I recently saw a reference -in Timeless Tastes ,Turkish Culinary Culture , Ersu Pekin amnd Ayse Sumer (Eds) - apologies for misspellings caused by the lack of a Turkish Keyboard- to mumessek, musk scented coffee , offered to guests at one of the celebratory meals following childbirth.

I'd just bought some musk at the Egyptian Market in Istanbul- so i'm planning to give it a go (the musk coffee, not the child birth).

Anyone got suggestions on proportions, method etc ?

Gethin

  • 1 month later...
Posted

I just did a google search for mümessek (which on its own simply means "musk scented" with no specific reference to coffee). But aside from statements that it existed, which seem to be based mostly on references to it in Ottoman poetry, I can't find any actual recipe. They evidently added musk to certain halvahs as well. I'll do a little asking around.

Have you heard of this being made currently in any countries besides Turkey?

"Los Angeles is the only city in the world where there are two separate lines at holy communion. One line is for the regular body of Christ. One line is for the fat-free body of Christ. Our Lady of Malibu Beach serves a great free-range body of Christ over angel-hair pasta."

-Lea de Laria

Posted

I read about ambergris-flavored coffee in An Account of The Manners and Travels of the Modern Egyptians (Edward Lane, 1838 or so) that ambergris were dropped in the coffee-pot.

I feel dreadfully nostalgic for this wonderful book - where did my copy go?

Thanks to the internet, you can read it too - here's a small excerpt:

It is a common custom, also, to fumigate the cup with the smoke

of mastic; and the wealthy sometimes impregnate the coffee with

the delicious fragrance of ambergris.
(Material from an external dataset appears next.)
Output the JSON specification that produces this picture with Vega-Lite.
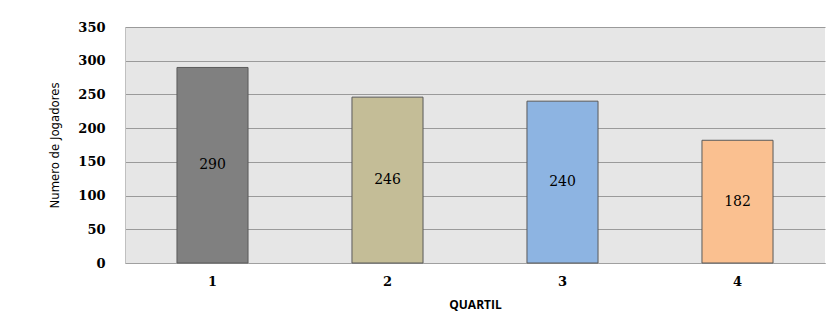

The most general mode of

doing this is to put about a carat-weight of ambergris in a coffee-pot,

and melt it over a fire; then make the coffee in another pot,

in the manner before described, and, when it has settled a little,

pour it into the pot which contains the ambergris. Some persons

make use of the ambergris, for the same purpose, in a different

way, sticking a piece of it, of the weight of about two carats, in

the bottom of the cup, and then pouring in the coffee; a piece

of the weight above mentioned will serve for two or three weeks.

This mode is often adopted by persons who like always to have

the coffee which they themselves drink flavoured with this perfume,

and do not give all their visitors the same luxury.

Well, not exactly musk...

  • 4 months later...
Posted
I recently saw a reference -in Timeless Tastes ,Turkish Culinary Culture , Ersu Pekin amnd Ayse Sumer (Eds) - apologies for misspellings caused by the lack of a Turkish Keyboard- to mumessek, musk scented coffee , offered to guests at one of the celebratory meals following childbirth.

I'd just bought some musk at the Egyptian Market in Istanbul- so i'm planning to give it a go (the musk coffee, not the child birth).

Anyone got suggestions on proportions, method etc ?

Gethin

Have you been able to make this? If so, how did you do it?